The author covers the entirety of the expedition, skillfully blending his research of Mawson and his life with details from firsthand diaries and records of the crew. “A scientist in his very bones,” Mawson kept meticulous records of the expedition, despite the trip’s hardships. While the entire voyage is engaging, the most engrossing part of the tale begins about halfway through the book when Mawson and two colleagues, Belgrave Ninnis and Xavier Mertz, set out from their base camp to a point 300 miles southeast. Without warning, Ninnis and a half dozen of the team’s best dogs plunged to their deaths through a crevasse, taking Ninnis’ sledge and its food rations down as well. With only a week’s food (and no food for the remaining dogs), the surviving men stretched their rations by eating any sled dogs too weak to continue to pull the sled. That decision may have led to the painful demise of Mertz, as he may have poisoned himself with an overdose of vitamin A from eating the dogs’ livers. His human and canine companions dead, the starving Mawson trekked another 100 miles back to his base camp.

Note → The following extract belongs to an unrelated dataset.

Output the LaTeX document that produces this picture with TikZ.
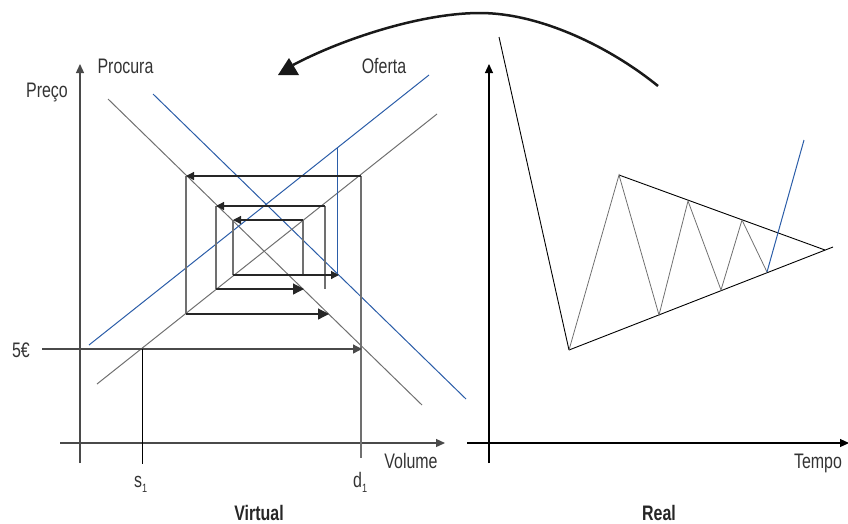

When he finally returned to camp, the first man to reach Mawson “beheld the ravaged countenance of the man limping down the slope above him, [and] Mawson knew exactly what [he] was thinking: Which one are you?”
Roberts creates a full portrait of Mawson and does justice to what famed mountaineer Sir Edmund Hillary would later call “[t]he greatest survival story in the history of exploration.”